Proprio il brasiliano è stato uno dei migliori in campo della prima frazione, tanto che non vederlo più in campo a inizio ripresa aveva sbalordito l’assemblea sugli spalti. Poi, dopo neanche 30 secondi, un certo Antonio Candreva – entrato al posto dell’ex Santos – ha messo la palla in rete al primo colpo. Quando si dice spaccare la partita. Dal gol sblocca-risultato in poi, per la Lazio l’incontro ha preso la piega di una discesa attrezzata di ogni comfort. E Pioli ci ha chiarito il tipo di calcio che vuole far vedere a Roma. Un calcio che rigetta i lancioni lunghi e i cross sistematici e disperati, per sposare il gioco palla a terra, gli uno-due veloci mentre i centrocampisti s’inseriscono.
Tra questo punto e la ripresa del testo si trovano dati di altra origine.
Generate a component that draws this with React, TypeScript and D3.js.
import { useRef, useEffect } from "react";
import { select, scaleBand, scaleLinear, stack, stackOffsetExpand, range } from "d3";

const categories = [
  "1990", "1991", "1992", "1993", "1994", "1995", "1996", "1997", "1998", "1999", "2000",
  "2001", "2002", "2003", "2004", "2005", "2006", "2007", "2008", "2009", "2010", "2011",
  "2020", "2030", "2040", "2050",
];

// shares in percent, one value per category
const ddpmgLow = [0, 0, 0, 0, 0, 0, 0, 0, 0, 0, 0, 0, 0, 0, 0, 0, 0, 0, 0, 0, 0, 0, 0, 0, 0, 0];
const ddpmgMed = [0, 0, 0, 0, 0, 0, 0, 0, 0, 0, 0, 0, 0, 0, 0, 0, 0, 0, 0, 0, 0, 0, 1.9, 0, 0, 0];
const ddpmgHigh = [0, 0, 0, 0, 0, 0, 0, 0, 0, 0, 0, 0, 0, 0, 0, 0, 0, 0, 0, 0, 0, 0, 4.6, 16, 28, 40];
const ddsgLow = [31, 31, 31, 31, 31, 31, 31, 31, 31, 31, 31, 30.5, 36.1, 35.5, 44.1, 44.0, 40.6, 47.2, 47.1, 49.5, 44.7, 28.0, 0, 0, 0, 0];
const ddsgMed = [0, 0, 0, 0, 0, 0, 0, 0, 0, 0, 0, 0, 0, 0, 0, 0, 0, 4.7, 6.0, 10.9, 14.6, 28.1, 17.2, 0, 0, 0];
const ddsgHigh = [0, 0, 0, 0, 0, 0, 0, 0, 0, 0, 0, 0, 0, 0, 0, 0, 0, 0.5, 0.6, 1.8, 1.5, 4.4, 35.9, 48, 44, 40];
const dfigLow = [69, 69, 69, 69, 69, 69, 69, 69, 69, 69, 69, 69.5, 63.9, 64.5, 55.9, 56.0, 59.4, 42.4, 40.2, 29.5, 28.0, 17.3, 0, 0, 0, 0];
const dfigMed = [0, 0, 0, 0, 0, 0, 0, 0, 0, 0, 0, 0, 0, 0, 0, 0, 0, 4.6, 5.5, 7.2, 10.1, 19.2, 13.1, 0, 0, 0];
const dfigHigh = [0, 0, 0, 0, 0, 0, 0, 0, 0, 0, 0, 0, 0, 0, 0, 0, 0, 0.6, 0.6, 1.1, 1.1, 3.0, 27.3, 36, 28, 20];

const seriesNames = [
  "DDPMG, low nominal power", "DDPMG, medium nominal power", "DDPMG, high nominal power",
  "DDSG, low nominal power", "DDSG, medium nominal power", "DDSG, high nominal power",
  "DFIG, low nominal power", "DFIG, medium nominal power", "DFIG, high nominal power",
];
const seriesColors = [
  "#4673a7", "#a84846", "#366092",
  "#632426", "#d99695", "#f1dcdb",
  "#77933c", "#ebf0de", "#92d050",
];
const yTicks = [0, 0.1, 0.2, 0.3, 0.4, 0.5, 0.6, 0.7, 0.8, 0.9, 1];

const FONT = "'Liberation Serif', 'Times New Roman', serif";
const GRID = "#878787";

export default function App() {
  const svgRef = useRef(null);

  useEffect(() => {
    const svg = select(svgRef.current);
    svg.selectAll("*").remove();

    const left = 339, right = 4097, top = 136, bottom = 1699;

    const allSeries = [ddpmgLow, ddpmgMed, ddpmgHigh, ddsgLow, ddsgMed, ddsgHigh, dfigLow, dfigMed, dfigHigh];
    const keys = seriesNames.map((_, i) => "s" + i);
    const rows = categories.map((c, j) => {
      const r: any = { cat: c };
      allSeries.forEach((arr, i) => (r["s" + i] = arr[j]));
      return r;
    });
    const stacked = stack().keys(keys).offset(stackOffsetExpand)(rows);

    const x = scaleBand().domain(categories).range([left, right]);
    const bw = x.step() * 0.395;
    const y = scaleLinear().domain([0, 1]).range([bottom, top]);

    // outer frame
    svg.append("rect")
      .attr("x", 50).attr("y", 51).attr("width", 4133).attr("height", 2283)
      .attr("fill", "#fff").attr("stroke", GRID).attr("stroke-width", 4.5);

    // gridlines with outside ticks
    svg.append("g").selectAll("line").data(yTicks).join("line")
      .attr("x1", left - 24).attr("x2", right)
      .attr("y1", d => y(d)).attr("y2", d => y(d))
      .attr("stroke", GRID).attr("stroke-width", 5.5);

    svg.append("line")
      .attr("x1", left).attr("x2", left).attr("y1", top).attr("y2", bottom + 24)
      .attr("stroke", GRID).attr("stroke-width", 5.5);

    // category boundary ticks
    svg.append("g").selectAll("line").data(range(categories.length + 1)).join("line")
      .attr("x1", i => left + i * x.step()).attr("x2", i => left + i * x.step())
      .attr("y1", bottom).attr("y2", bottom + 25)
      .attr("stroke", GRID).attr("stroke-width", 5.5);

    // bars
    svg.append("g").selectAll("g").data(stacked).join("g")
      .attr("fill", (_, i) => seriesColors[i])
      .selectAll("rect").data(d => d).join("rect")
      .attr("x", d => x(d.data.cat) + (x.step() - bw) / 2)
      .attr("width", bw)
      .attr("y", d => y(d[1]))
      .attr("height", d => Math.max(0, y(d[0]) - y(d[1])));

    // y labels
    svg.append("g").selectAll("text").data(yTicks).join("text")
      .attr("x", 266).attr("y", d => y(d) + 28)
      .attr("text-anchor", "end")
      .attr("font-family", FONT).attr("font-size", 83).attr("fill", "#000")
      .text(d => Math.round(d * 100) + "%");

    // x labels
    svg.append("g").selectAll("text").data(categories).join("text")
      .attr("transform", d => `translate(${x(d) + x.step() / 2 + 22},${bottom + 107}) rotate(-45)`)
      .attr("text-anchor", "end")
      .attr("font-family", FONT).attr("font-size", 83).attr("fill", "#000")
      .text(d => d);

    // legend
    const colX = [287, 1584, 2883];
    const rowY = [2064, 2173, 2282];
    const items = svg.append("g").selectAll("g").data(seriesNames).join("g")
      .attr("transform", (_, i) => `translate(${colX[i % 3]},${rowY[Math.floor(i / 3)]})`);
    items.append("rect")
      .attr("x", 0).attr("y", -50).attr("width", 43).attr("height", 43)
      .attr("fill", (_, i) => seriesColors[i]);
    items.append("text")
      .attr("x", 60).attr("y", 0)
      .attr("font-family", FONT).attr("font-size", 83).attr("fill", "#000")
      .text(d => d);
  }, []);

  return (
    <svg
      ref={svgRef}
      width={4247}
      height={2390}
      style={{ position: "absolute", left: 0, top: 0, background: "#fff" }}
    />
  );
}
Una filosofia che riporta alla mente l’ormai lontana Lazio di Delio Rossi, ancor più di quella di Petkovic (che prediligeva le ripartenze). Pioli chiede di dominare il gioco, di non aspettare che sia l’avversario a compiere il primo passo.

Contro il Bassano, per carità, altro copione non era previsto e non sarebbe stato accettabile. Ma le buone intenzioni della nuova Lazio valgono, in prospettiva, in senso assoluto. Il mister emiliano vuole che gli esterni offensivi si accentrino e creino densità in area, che i centrocampisti partecipino alla manovra in maniera dinamica, senza schiacciarsi staticamente sulla linea degli attaccanti. Principi basilari, anche semplici. Ma dai tempi dei tempi che il calcio si nutre di regole chiare, spoglie di ogni incastro cervellotico. Ciò non toglie che di accorgimenti se ne possono attuare a volontà. A cominciare dal fatto che Parolo ha giocato meglio quando è stato lui a recitare il ruolo di incursore centrale, con Lulic che prendeva ad allargarsi: l’ex Parma ha qualità tecniche e di passaggio più spiccate rispetto al bosniaco, è giusto che sia lui a giostare da raccordo centrale tra mediana e attacco. Buona anche la prova di Djordjevic in fase di apertura degli spazi e di appoggio ai compagni: il serbo ha la capacità di portare via con séanche due marcatori contemporaneamente. L’ex Nantes però è l’unico a non aver partecipato alla festa del gol degli esordienti: da lui ci aspetta anche la zampata giusta, magari aiutato in questo dai cross di Basta. Che potrebbero diventare la chiave alternativa a un’idea di gioco – tutta palla a terra – che promette bene.